Não há como fugir da complexidade, nem da natureza. Se nós
separamos em nosso sistema financeiro a correspondência do capital com a vida
real, o planeta não tem nada a ver com isso. Pois para sua lógica, recurso é
recurso, abelhas são abelhas e chefes de Estado são pessoas com grande poder
decisório sobre entradas e saídas destes recursos. Uma vez implementada uma
ação, o sistema corresponderá de forma natural e sem desvios. O prejuízo desta
separação fictícia entre financeiro, social e ambiental, vivenciaremos depois.
Se pensarmos nas abelhas do caso do inseticida, elas não
levaram a substância citada para dentro de suas colmeias.
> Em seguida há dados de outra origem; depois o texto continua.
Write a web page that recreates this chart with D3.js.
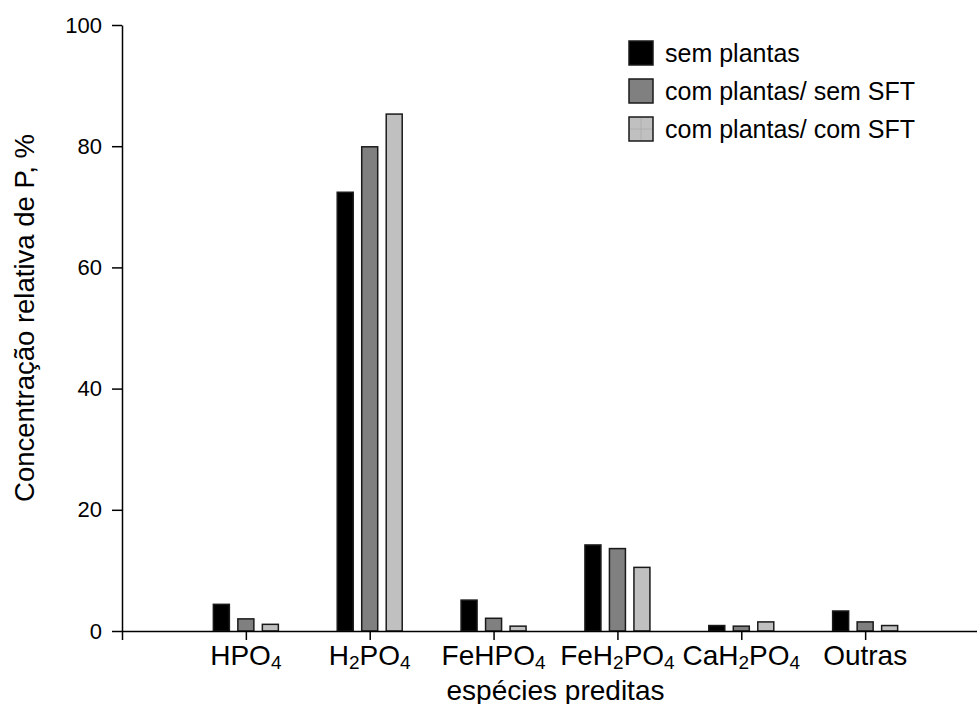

Sua interação sistêmica
foi da ordem do "não fazer" (que na vida social julgamos nula, quase
sem impacto), as abelhas simplesmente se fizeram ausentes em suas colônias, ali
onde eram necessárias, causando impacto em escala nacional. Isso nos mostra que
a ausência, de pessoas ou atitudes, ou o que deixa de ser realizado, é também uma
opção, uma ação que será invariavelmente potencializada pela estrutura da teia
da vida, organizada de forma interdependente.
Agora, nos momentos finais que antecedem a
Rio+20, chefes de Estado com decisões de impacto, da ordem do
"fazer" e do "não fazer", levarão elementos, acordos e
diretrizes de volta para suas colônias. Conscientes ou não no impacto de seus
mínimos atos.
Esperamos que o alto zunido que agora ronda os bastidores e
eventos da Rio+20, seja ao menos ouvido e compreendido pelas esferas de poder.
Caso contrário, nos veremos em pouco tempo consertando não apenas um ou outro
dano social, ambiental e econômico, mas tendo que refazer ponto a ponto, cada pedaço da teia amorosamente tecida para nossa sobrevivência que é a vida.